*The problem*. Pictures excluded, return the lines below from the first through the line holding "import pandas as pd".

*Available data*.
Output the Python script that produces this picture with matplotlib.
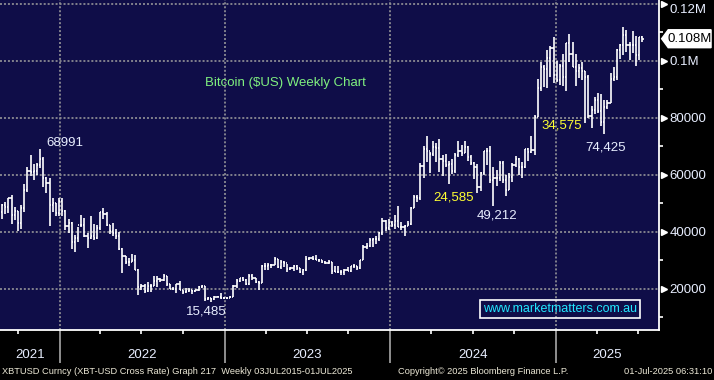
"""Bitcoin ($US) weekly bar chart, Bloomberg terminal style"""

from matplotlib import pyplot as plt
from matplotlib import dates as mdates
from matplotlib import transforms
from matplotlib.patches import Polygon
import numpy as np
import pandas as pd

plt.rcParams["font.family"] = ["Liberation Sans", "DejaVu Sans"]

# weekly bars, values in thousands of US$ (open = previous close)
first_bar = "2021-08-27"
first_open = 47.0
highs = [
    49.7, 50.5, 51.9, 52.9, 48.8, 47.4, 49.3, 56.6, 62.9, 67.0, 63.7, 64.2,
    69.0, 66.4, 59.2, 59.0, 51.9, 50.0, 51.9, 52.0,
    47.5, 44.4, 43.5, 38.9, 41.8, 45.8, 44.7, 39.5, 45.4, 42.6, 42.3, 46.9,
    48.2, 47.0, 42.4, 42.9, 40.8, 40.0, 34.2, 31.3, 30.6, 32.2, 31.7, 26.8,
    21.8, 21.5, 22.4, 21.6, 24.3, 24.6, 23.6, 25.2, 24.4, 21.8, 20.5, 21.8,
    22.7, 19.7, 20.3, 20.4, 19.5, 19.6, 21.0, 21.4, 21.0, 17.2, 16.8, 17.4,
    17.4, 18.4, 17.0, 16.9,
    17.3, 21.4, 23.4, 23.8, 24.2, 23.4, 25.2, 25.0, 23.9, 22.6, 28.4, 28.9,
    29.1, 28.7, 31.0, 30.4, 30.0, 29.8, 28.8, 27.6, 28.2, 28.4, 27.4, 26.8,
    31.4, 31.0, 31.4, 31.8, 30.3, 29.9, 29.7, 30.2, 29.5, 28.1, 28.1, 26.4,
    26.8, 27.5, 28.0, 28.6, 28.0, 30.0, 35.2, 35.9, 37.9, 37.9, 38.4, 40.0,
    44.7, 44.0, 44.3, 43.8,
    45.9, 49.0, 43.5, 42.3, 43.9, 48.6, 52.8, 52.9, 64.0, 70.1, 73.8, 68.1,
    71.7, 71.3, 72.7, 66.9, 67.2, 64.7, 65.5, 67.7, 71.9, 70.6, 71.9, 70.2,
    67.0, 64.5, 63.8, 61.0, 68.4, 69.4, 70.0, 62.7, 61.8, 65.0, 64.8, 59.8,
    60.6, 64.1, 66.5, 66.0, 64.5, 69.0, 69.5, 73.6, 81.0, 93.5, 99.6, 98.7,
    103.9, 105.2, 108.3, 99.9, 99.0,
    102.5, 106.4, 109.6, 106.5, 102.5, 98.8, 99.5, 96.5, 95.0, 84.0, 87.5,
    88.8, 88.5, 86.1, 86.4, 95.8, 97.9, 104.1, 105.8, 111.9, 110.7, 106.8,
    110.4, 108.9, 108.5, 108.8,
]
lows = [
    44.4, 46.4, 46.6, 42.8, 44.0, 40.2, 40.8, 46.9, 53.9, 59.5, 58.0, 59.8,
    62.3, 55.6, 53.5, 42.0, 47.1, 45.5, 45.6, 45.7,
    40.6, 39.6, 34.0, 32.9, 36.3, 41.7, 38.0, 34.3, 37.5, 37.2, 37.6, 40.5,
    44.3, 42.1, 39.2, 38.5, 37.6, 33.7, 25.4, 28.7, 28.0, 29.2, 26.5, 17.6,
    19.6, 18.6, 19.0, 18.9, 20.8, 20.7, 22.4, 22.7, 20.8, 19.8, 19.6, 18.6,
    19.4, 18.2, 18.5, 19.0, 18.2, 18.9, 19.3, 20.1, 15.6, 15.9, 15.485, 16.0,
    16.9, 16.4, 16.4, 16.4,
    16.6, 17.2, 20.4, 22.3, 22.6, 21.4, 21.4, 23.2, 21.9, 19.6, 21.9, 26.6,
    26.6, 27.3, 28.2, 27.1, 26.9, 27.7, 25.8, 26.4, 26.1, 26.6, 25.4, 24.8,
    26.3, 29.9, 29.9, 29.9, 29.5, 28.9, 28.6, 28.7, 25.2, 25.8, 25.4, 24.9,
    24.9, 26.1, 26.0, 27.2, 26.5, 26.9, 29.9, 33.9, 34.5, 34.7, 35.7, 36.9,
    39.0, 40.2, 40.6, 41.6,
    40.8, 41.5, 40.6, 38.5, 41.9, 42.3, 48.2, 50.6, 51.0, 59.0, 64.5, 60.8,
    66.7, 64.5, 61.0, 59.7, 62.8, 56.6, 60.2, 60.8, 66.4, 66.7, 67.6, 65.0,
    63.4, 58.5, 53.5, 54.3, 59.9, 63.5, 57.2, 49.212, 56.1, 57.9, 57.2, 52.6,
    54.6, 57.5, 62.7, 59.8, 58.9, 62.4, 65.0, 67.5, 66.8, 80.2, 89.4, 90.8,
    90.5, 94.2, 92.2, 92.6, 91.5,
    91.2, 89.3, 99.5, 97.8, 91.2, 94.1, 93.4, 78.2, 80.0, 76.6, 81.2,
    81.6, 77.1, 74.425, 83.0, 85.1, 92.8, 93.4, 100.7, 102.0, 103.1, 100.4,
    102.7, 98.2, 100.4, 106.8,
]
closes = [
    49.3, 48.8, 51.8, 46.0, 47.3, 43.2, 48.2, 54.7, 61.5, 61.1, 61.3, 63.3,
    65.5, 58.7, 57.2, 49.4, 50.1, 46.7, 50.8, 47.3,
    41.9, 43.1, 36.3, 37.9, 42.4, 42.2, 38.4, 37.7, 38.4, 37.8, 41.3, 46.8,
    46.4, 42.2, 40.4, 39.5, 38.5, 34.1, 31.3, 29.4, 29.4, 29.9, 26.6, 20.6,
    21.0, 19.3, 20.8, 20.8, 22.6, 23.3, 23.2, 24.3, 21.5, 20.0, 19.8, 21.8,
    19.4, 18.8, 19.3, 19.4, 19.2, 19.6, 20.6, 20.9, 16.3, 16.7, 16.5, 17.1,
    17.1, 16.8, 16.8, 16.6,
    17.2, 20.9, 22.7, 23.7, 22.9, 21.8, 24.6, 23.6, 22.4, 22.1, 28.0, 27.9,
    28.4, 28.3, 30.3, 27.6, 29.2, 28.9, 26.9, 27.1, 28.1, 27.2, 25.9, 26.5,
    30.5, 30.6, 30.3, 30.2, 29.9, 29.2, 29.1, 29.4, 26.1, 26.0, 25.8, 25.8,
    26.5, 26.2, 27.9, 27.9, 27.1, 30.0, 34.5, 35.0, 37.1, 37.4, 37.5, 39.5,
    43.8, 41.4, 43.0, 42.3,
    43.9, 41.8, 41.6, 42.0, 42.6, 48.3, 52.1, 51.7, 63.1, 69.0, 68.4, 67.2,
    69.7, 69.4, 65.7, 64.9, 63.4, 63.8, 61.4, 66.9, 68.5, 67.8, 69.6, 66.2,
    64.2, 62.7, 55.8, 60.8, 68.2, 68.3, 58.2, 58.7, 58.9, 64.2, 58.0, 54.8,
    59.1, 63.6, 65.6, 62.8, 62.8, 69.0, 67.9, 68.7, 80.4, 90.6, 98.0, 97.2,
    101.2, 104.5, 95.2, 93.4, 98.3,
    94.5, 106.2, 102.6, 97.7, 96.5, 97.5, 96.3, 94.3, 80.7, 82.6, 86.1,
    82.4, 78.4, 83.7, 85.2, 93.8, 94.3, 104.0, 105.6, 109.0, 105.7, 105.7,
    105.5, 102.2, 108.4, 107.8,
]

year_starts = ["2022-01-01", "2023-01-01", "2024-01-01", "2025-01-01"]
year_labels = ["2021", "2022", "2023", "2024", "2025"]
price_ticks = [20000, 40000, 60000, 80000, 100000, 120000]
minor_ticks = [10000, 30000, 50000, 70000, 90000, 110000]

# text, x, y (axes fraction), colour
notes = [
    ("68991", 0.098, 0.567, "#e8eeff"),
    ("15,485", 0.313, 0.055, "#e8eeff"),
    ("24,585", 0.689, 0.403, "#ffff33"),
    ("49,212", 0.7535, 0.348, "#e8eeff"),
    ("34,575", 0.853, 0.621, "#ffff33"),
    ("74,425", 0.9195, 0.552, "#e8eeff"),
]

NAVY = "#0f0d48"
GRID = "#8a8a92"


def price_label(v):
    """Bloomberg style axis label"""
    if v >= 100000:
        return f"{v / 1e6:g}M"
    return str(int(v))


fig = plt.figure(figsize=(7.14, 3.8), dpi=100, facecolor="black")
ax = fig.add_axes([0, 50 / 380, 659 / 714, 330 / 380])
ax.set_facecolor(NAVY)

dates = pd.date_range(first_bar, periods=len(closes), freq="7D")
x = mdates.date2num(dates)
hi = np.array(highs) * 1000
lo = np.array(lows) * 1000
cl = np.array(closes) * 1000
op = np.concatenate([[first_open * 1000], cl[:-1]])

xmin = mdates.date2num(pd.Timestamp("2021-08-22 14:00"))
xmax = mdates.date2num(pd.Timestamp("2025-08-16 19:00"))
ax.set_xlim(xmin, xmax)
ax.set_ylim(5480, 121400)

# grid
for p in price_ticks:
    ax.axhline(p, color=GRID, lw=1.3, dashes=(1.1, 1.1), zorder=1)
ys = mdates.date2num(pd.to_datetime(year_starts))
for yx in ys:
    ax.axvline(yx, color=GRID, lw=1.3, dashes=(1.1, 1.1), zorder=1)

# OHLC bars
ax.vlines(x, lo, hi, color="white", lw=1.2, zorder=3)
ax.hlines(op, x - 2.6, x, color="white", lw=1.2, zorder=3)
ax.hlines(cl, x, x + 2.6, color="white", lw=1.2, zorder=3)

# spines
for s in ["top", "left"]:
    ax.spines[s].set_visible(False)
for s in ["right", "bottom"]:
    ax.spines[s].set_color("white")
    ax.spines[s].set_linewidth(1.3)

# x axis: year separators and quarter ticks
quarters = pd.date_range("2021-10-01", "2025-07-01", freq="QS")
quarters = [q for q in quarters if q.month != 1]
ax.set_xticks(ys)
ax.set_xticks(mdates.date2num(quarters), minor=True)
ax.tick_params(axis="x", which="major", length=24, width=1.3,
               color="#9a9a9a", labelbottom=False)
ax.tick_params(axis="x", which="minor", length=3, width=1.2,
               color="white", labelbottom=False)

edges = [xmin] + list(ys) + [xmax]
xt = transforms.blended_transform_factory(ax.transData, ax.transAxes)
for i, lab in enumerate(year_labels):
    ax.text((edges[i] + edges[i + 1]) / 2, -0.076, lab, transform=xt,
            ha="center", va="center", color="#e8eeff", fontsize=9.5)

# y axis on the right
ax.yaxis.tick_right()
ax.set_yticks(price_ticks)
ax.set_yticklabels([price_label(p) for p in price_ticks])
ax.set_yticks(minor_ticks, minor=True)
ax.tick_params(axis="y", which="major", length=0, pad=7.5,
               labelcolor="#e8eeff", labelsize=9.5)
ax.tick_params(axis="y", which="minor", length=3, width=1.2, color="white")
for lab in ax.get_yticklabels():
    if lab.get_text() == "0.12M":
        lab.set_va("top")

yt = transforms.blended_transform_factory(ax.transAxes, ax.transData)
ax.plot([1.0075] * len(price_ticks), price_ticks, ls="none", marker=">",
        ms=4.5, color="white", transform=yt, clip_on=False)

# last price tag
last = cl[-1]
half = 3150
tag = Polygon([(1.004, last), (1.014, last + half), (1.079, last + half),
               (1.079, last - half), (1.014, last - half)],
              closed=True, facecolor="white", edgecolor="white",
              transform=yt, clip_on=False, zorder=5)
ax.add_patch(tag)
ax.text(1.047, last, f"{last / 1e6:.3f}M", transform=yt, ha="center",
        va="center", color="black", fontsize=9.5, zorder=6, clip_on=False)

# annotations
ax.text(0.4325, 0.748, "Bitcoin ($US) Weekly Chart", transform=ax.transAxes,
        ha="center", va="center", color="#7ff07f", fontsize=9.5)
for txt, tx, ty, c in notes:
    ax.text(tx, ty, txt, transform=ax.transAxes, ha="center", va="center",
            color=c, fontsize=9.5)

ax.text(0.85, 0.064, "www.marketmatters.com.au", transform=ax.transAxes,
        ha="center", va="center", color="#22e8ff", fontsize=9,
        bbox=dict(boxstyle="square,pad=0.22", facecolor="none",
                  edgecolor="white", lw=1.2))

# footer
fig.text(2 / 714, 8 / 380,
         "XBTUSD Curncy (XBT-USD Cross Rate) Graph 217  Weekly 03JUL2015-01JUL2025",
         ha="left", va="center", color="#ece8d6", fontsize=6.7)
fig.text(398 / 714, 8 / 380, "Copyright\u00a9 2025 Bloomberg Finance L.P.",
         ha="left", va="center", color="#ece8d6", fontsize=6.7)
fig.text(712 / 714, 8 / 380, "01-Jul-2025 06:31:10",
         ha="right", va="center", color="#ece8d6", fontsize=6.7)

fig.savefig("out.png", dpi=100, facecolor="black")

*Result of this task*.
Output the Python script that produces this picture with matplotlib.
"""Bitcoin ($US) weekly bar chart, Bloomberg terminal style"""

from matplotlib import pyplot as plt
from matplotlib import dates as mdates
from matplotlib import transforms
from matplotlib.patches import Polygon
import numpy as np
import pandas as pd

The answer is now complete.